The pytorch tutorial (https://pytorch.org/tutorials/beginner/blitz/cifar10_tutorial.html#sphx-glr-beginner-blitz-cifar10-tutorial-py) trains a convolutional neural network (CNN) on a CIFAR dataset.

    class Net(nn.Module):
        def __init__(self):
            super(Net, self).__init__()
            self.conv1 = nn.Conv2d(3, 6, 5)
            self.pool = nn.MaxPool2d(2, 2)
            self.conv2 = nn.Conv2d(6, 16, 5)
            self.fc1 = nn.Linear(16 * 5 * 5, 120)
            self.fc2 = nn.Linear(120, 84)
            self.fc3 = nn.Linear(84, 10)

        def forward(self, x):
            x = self.pool(F.relu(self.conv1(x)))
            x = self.pool(F.relu(self.conv2(x)))
            x = x.view(-1, 16 * 5 * 5)
            x = F.relu(self.fc1(x))
            x = F.relu(self.fc2(x))
            x = self.fc3(x)
            return x 

The network looks good except that the very last layer fc3, which predicts the probability of belonging to 10 classes without a softmax.
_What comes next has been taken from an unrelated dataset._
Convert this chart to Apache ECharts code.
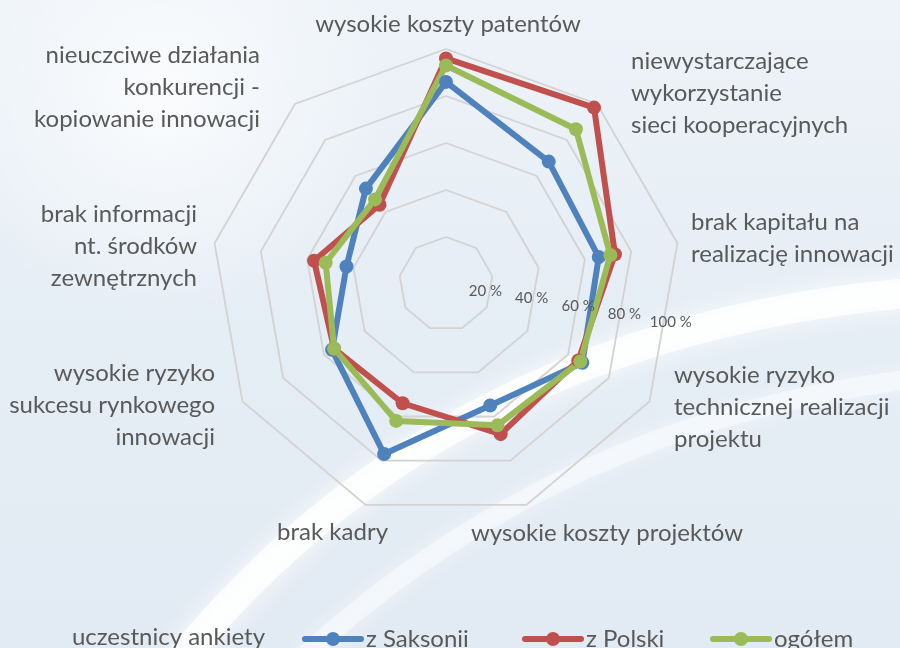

Shouldn't we apply a softmax first to make sure the output of the fc layer is between 0 and 1 and sum before calculating cross-entropy loss?

I tested this by applying the softmax and rerunning, butvthe accuracy dropped to around 35%. This seems counterintuitive. What is the explanation?

CrossEntropyLoss in PyTorch is already implemented with Softmax:

https://pytorch.org/docs/stable/nn.html#torch.nn.CrossEntropyLoss

This criterion combines nn.LogSoftmax() and nn.NLLLoss() in one single class.

The answer to the second part of your question is a little more complicated. There can be multiple causes for reduction in accuracy. Theoretically speaking, since the softmax layer you added can predict the correct answer in a reasonable accuracy, the following layer should be able to do the same by preserving the maximum value with identity between the last two layers. Although the softmax normalizes those bounded outputs (between 0 and 1) again, it may change the way those are distributed, but still can preserve the maximum and therefore the class that is predicted.

However, in practice, things are a little bit different. When you have a double softmax in the output layer, you basically change the output function in such way that it changes the gradients that are propagated to your network. The softmax with cross entropy is a preferred loss function due to the gradients it produces. You can prove it to yourself by computing the gradients of the cost function, and account for the fact that each "activation" (softmax) is bounded between 0 and 1. The additional softmax "behind" the original one just multiplies the gradients with values between 0 and 1 and thus reducing the value. This affects the updates to the weights. Maybe it can be fixed by changing the learning rate but this is strongly not suggested. Just have one softmax and you're done.
See Michael Nielsen's book, chapter 3 for more profound explanation on that.